Changing the encoded anonymity of the web
My big idea is that we have to fix the internet. After 40 years, it has begun to corrode, both itself and us. It is still a marvelous and miraculous invention, but now there are bugs in the foundation, bats in the belfry, and trolls in the basement.
I do not mean this to be one of those technophobic rants dissing the Internet for rewiring our brains to give us the twitchy attention span of Donald Trump on Twitter or pontificating about how we have to log off and smell the flowers. Those qualms about new technologies have existed ever since Plato fretted that the technology of writing would threaten memorization and oratory. I love the internet and all of its digital offshoots. What I bemoan is its decline.
There is a bug in its original design that at first seemed like a feature but has gradually, and now rapidly, been exploited by hackers and trolls and malevolent actors: Its packets are encoded with the address of their destination but not of their authentic origin. With a circuit-switched network, you can track or trace back the origins of the information, but that’s not true with the packet-switched design of the internet.
Compounding this was the architecture that Tim Berners-Lee and the inventors of the early browsers created for the World Wide Web. It brilliantly allowed the whole of the earth’s computers to be webbed together and navigated through hyperlinks. But the links were one-way. You knew where the links took you. But if you had a webpage or piece of content, you didn’t exactly know who was linking to you or coming to use your content.
All of that enshrined the potential for anonymity.
You could make comments anonymously. Go to a webpage anonymously. Consume content anonymously. With a little effort, send email anonymously. And if you figured out a way to get into someone’s servers or databases, you could do it anonymously.
For years, the benefits of anonymity on the net outweighed its drawbacks. People felt more free to express themselves, which was especially valuable if they were dissidents or hiding a personal secret. This was celebrated in the famous 1993 New Yorkercartoon, “On the Internet, nobody knows you’re a dog.”
Now the problem is nobody can tell if you’re a troll. Or a hacker. Or a bot. Or a Macedonian teenager publishing a story that the pope has endorsed Trump.
This has poisoned civil discourse, enabled hacking, permitted cyberbullying, and made email a risk. Its inherent lack of security has allowed Russian actors to screw with our democratic process.
The lack of secure identification and authentication inherent in the internet’s genetic code has also prevented easy transactions, thwarted financial inclusion, destroyed the business models of content creators, unleashed deluges of spam, and forced us to use passwords and two-factor authentication schemes that would have baffled Houdini.

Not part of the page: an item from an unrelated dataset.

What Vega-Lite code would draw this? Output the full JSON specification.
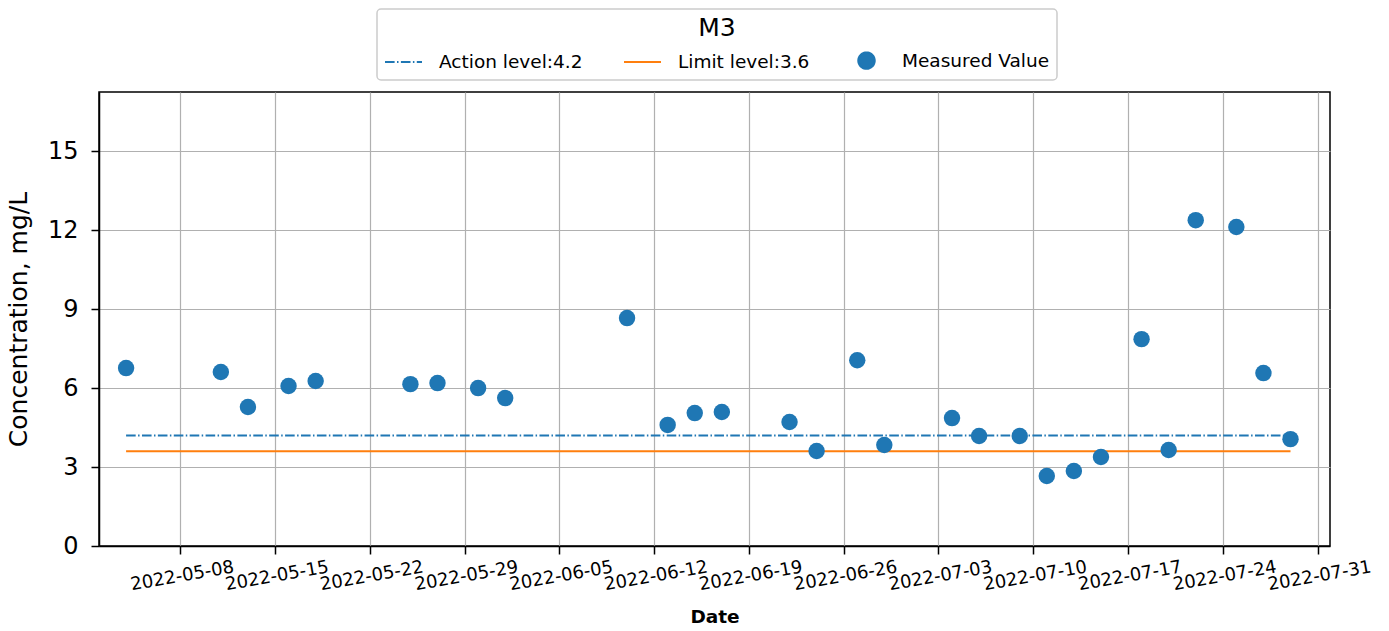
{
  "$schema": "https://vega.github.io/schema/vega-lite/v6.json",
  "width": 1231,
  "height": 454,
  "autosize": "none",
  "padding": {"left": 99, "top": 92, "right": 59, "bottom": 85},
  "background": "white",
  "config": {
    "font": "DejaVu Sans",
    "view": {"stroke": "black", "strokeWidth": 1.5},
    "axis": {
      "domainColor": "black", "domainWidth": 1.5, "tickColor": "black", "tickWidth": 1.5, "tickSize": 8,
      "gridColor": "#b0b0b0", "gridWidth": 1.2, "labelColor": "black", "titleColor": "black"
    }
  },
  "data": {
    "values": [
      {"date": "2022-05-04T00:00:00", "value": 4.2, "series": "Action level:4.2"},
      {"date": "2022-07-29T00:00:00", "value": 4.2, "series": "Action level:4.2"},
      {"date": "2022-05-04T00:00:00", "value": 3.6, "series": "Limit level:3.6"},
      {"date": "2022-07-29T00:00:00", "value": 3.6, "series": "Limit level:3.6"},
      {"date": "2022-05-04T00:00:00", "value": 6.76, "series": "Measured Value"},
      {"date": "2022-05-11T00:00:00", "value": 6.61, "series": "Measured Value"},
      {"date": "2022-05-13T00:00:00", "value": 5.28, "series": "Measured Value"},
      {"date": "2022-05-16T00:00:00", "value": 6.08, "series": "Measured Value"},
      {"date": "2022-05-18T00:00:00", "value": 6.27, "series": "Measured Value"},
      {"date": "2022-05-25T00:00:00", "value": 6.15, "series": "Measured Value"},
      {"date": "2022-05-27T00:00:00", "value": 6.19, "series": "Measured Value"},
      {"date": "2022-05-30T00:00:00", "value": 6.0, "series": "Measured Value"},
      {"date": "2022-06-01T00:00:00", "value": 5.62, "series": "Measured Value"},
      {"date": "2022-06-10T00:00:00", "value": 8.66, "series": "Measured Value"},
      {"date": "2022-06-13T00:00:00", "value": 4.6, "series": "Measured Value"},
      {"date": "2022-06-15T00:00:00", "value": 5.05, "series": "Measured Value"},
      {"date": "2022-06-17T00:00:00", "value": 5.09, "series": "Measured Value"},
      {"date": "2022-06-22T00:00:00", "value": 4.71, "series": "Measured Value"},
      {"date": "2022-06-24T00:00:00", "value": 3.61, "series": "Measured Value"},
      {"date": "2022-06-27T00:00:00", "value": 7.06, "series": "Measured Value"},
      {"date": "2022-06-29T00:00:00", "value": 3.84, "series": "Measured Value"},
      {"date": "2022-07-04T00:00:00", "value": 4.86, "series": "Measured Value"},
      {"date": "2022-07-06T00:00:00", "value": 4.18, "series": "Measured Value"},
      {"date": "2022-07-09T00:00:00", "value": 4.18, "series": "Measured Value"},
      {"date": "2022-07-11T00:00:00", "value": 2.66, "series": "Measured Value"},
      {"date": "2022-07-13T00:00:00", "value": 2.85, "series": "Measured Value"},
      {"date": "2022-07-15T00:00:00", "value": 3.38, "series": "Measured Value"},
      {"date": "2022-07-18T00:00:00", "value": 7.86, "series": "Measured Value"},
      {"date": "2022-07-20T00:00:00", "value": 3.65, "series": "Measured Value"},
      {"date": "2022-07-22T00:00:00", "value": 12.38, "series": "Measured Value"},
      {"date": "2022-07-25T00:00:00", "value": 12.12, "series": "Measured Value"},
      {"date": "2022-07-27T00:00:00", "value": 6.57, "series": "Measured Value"},
      {"date": "2022-07-29T00:00:00", "value": 4.06, "series": "Measured Value"}
    ]
  },
  "encoding": {
    "x": {
      "field": "date", "type": "temporal",
      "scale": {"domain": [{"year": 2022, "month": 5, "date": 2}, {"year": 2022, "month": 7, "date": 31, "hours": 22}]},
      "axis": {
        "title": "Date", "titleFontSize": 18.5, "titleFontWeight": "bold", "titlePadding": 14,
        "format": "%Y-%m-%d", "labelAngle": -10, "labelAlign": "center", "labelBaseline": "top",
        "labelFontSize": 18, "labelPadding": 13, "labelOverlap": false, "labelFlush": false,
        "values": [
          {"year": 2022, "month": 5, "date": 8}, {"year": 2022, "month": 5, "date": 15},
          {"year": 2022, "month": 5, "date": 22}, {"year": 2022, "month": 5, "date": 29},
          {"year": 2022, "month": 6, "date": 5}, {"year": 2022, "month": 6, "date": 12},
          {"year": 2022, "month": 6, "date": 19}, {"year": 2022, "month": 6, "date": 26},
          {"year": 2022, "month": 7, "date": 3}, {"year": 2022, "month": 7, "date": 10},
          {"year": 2022, "month": 7, "date": 17}, {"year": 2022, "month": 7, "date": 24},
          {"year": 2022, "month": 7, "date": 31}
        ]
      }
    },
    "y": {
      "field": "value", "type": "quantitative",
      "scale": {"domain": [0, 17.25], "nice": false, "zero": false},
      "axis": {
        "title": "Concentration, mg/L", "titleFontSize": 25, "titleFontWeight": "normal", "titlePadding": 16,
        "values": [0, 3, 6, 9, 12, 15], "labelFontSize": 24, "labelPadding": 13
      }
    },
    "color": {
      "field": "series", "type": "nominal",
      "scale": {"domain": ["Action level:4.2", "Limit level:3.6", "Measured Value"], "range": ["#1f77b4", "#ff7f0e", "#1f77b4"]},
      "legend": {
        "title": "M3", "orient": "none", "legendX": 278, "legendY": -83,
        "direction": "horizontal", "columns": 3, "columnPadding": 37,
        "titleAnchor": "middle", "titleFontSize": 25, "titleFontWeight": "normal", "titleColor": "black",
        "titlePadding": 0, "labelFontSize": 18.5, "labelColor": "black", "labelOffset": 16,
        "symbolSize": 1369, "padding": 7, "strokeColor": "#cccccc", "cornerRadius": 4, "fillColor": "white",
        "encode": {
          "legend": {"update": {"strokeWidth": {"value": 1.5}}},
          "symbols": {
            "update": {
              "shape": {"signal": "datum.value === 'Measured Value' ? 'circle' : 'stroke'"},
              "size": {"signal": "datum.value === 'Measured Value' ? 270 : 1369"},
              "fill": {"signal": "datum.value === 'Measured Value' ? '#1f77b4' : 'transparent'"},
              "stroke": {"signal": "datum.value === 'Limit level:3.6' ? '#ff7f0e' : (datum.value === 'Measured Value' ? 'transparent' : '#1f77b4')"},
              "strokeWidth": {"value": 2},
              "strokeDash": {"signal": "datum.value === 'Action level:4.2' ? [9.6, 2.4, 1.5, 2.4] : [1, 0]"},
              "opacity": {"value": 1}
            }
          }
        }
      }
    }
  },
  "layer": [
    {
      "transform": [{"filter": "datum.series !== 'Measured Value'"}],
      "mark": {"type": "line", "strokeWidth": 2},
      "encoding": {
        "strokeDash": {
          "field": "series", "type": "nominal",
          "scale": {"domain": ["Action level:4.2", "Limit level:3.6"], "range": [[9.6, 2.4, 1.5, 2.4], [1, 0]]},
          "legend": null
        }
      }
    },
    {
      "transform": [{"filter": "datum.series === 'Measured Value'"}],
      "mark": {"type": "point", "filled": true, "opacity": 1, "size": 270},
      "encoding": {}
    }
  ]
}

The trillions being spent and the IQ points of computer science talent being allocated to tackle security issues makes it a drag, rather than a spur, to productivity in some sectors.
In Plato’s Republic, we learn the tale of the Ring of Gyges. Put it on, and you’re invisible and anonymous. The question that Plato asks is whether those who put on the ring will be civil and moral. He thinks not. The internet has proven him correct.
The web is no longer a place of community, no longer an agora.
Every day more sites are eliminating comments sections.
If we could start from scratch, here’s what I think we would do:
- Create a system that enables content producers to negotiate with aggregators and search engines to get a royalty whenever their content is used, like ASCAP has negotiated for public performances and radio airings of its members’ works.
- Embed a simple digital wallet and currency for quick and easy small payments for songs, blogs, articles, and whatever other digital content is for sale.
- Encode emails with an authenticated return or originating address.
- Enforce critical properties and security at the lowest levels of the system possible, such as in the hardware or in the programming language, instead of leaving it to programmers to incorporate security into every line of code they write.
- Build chips and machines that update the notion of an internet packet. For those who want, their packets could be encoded or tagged with metadata that describe what they contain and give the rules for how it can be used.
Most internet engineers think that these reforms are possible, from Vint Cerf, the original TCP/IP coauthor, to Milo Medin of Google, to Howard Shrobe, the director of cybersecurity at MIT. “We don’t need to live in cyber hell,” Shrobe has argued.
Implementing them is less a matter of technology than of cost and social will. Some people, understandably, will resist any diminution of anonymity, which they sometimes label privacy.
So the best approach, I think, would be to try to create a voluntary system, for those who want to use it, to have verified identification and authentication.
People would not be forced to use such a system. If they wanted to communicate and surf anonymously, they could. But those of us who choose, at times, not to be anonymous and not to deal with people who are anonymous should have that right as well. That’s the way it works in the real world.
The benefits would be many: easy and secure ways to deal with your finances and medical records. Small payment systems that could reward valued content rather than the current incentive to concentrate on clickbait for advertising. Less hacking, spamming, cyberbullying, trolling, and the spewing of anonymous hate. And the possibility of a more civil discourse.